Selon la Hongrie, l’article 72 s’apparente à une véritable clause potestative restreignant fortement la connaissance juridictionnelle de la Cour. Le contrôle opéré par la Cour dans ce domaine serait très restreint et limité à vérifier que la mesure nationale rentre bien dans le cadre de l’ordre public ou de la sécurité intérieure, sans test de proportionnalité ou de nécessité. La juge Rossi pose une question à ce sujet. À la lecture de la version linguistique italienne, la sécurité intérieure au sens de l’article 72 et la sécurité nationale de l’article 4 seraient deux concepts profondément différents. Le premier (sicurezza interna, pubblica sicurezza) serait une émanation de la clause d’ordre public applicable dans le droit du marché intérieur qui, depuis l’abolition des piliers, s’étendrait également à l’ELSJ et donc demanderait un contrôle de proportionnalité. Le second (sicurezza nazionale) serait limité à des cas extrêmement graves de menace à l’existence même de l’État et à interpréter restrictivement.
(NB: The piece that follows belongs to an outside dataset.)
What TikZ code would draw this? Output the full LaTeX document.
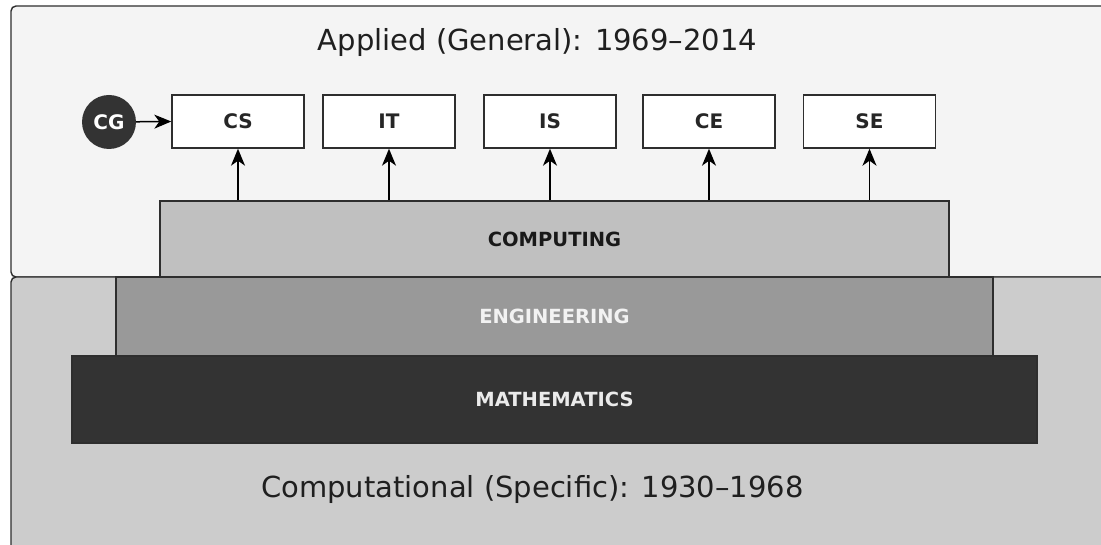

L’Avocate générale Eleanor Sharpston questionne également la Hongrie sur l’étendue des pouvoirs de la Cour. Si on raisonne en termes de restriction de la compétence juridictionnelle de la Cour par analogie avec l’article 276 TFUE, comme semblait le faire la Hongrie, cet article est tout de même limité aux chapitres 4 et 5 du traité alors que l’article 72 fait partie du chapitre 1er. Il ne semblerait pas y avoir de fondement textuel pour alléguer ce type de restriction à la compétence de la Cour. Pour la Hongrie, si les versions française et anglaise du traité parlent de « responsabilité », la version allemande et hongroise parlent davantage de « compétence » (Zulässigkeit), ainsi l’article 72 lu conjointement avec l’article 4 prévoit une compétence exclusive laissée aux États membres. L’Avocate générale se questionne alors sur le fardeau de la preuve : si l’article 72 est « self-judging », faut-il prouver un lien « raisonnablement plausible » avec l’ordre public permettant de laisser inappliqué le droit de l’Union ? Autant de questions passionnantes et de grande actualité qui seront probablement traitées dans ses conclusions du 29 juillet prochain.